Changing Cranston as a Way to Save Providence?
I don’t know if GoLocal Providence‘s Dan McGowan is tied into some developing behind-the-scenes chatter, or if he is simply trying to think outside-of-the-box, but he offered a regionalization concept in this week’s Side of the Rhode column that has not yet been offered elsewhere in public with the potential immediacy of his other examples…

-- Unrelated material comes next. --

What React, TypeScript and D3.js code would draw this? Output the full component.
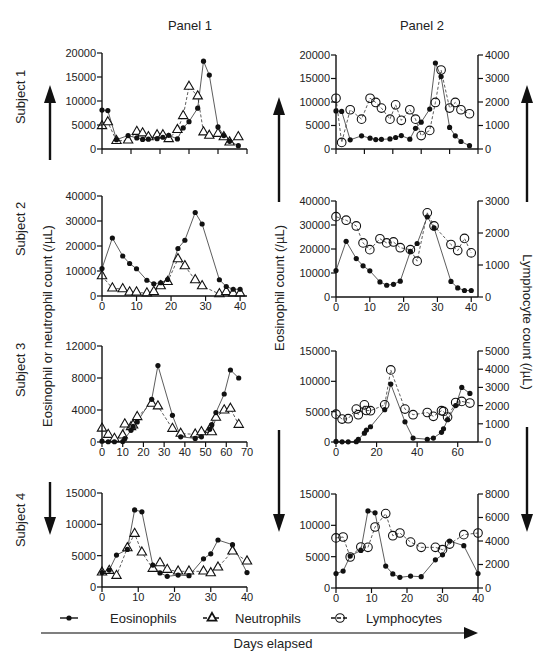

Get ready for more regionalization talk as cities and towns continue to struggle financially. Central Falls and Pawtucket are an obvious pairing, but how about Aquidneck Island, or maybe Providence and Cranston. If everything is on the table, this has to be an option.This example is a useful one, because it helps make the proposed benefits of regionalization clear: Providence city-hall would get to take money collected from the property taxes paid by Cranston residents, and use it to defray its out-of-control costs brought on by years of Providence mismanagement, while the impact on the services side in what is now Providence would be significantly less, as positions that are now part of Cranston could be cut from municipal government, so that Providence positions could be spared. Cranston residents, in return, would get the satisfaction of knowing the high taxes and service cuts they were experiencing were helping to payoff problems created by Providence politicians.
I don’t support radical regionalization in any form, but if I did, I would ask why Cranston/Providence makes any more sense than Cranston/Warwick or Cranston/Johnston or Cranston/Scituate. The question basically answers itself; regionalization supporters aren’t thinking about long-term benefits of regionalization in any serious manner, they are desperately searching for ways to give Rhode Island’s chronically mismanaged communities an opportunity to grab large sums of money and resources from their better-managed neighbors.
I think the real message of this is that Cranston needs to think about seceding to Kent County, in case one of these pile-driver county-based regionalization plans actually does get passed by the legislature in the near-future.
Come on, Monique. This is Rhode Island, where honesty is for suckers.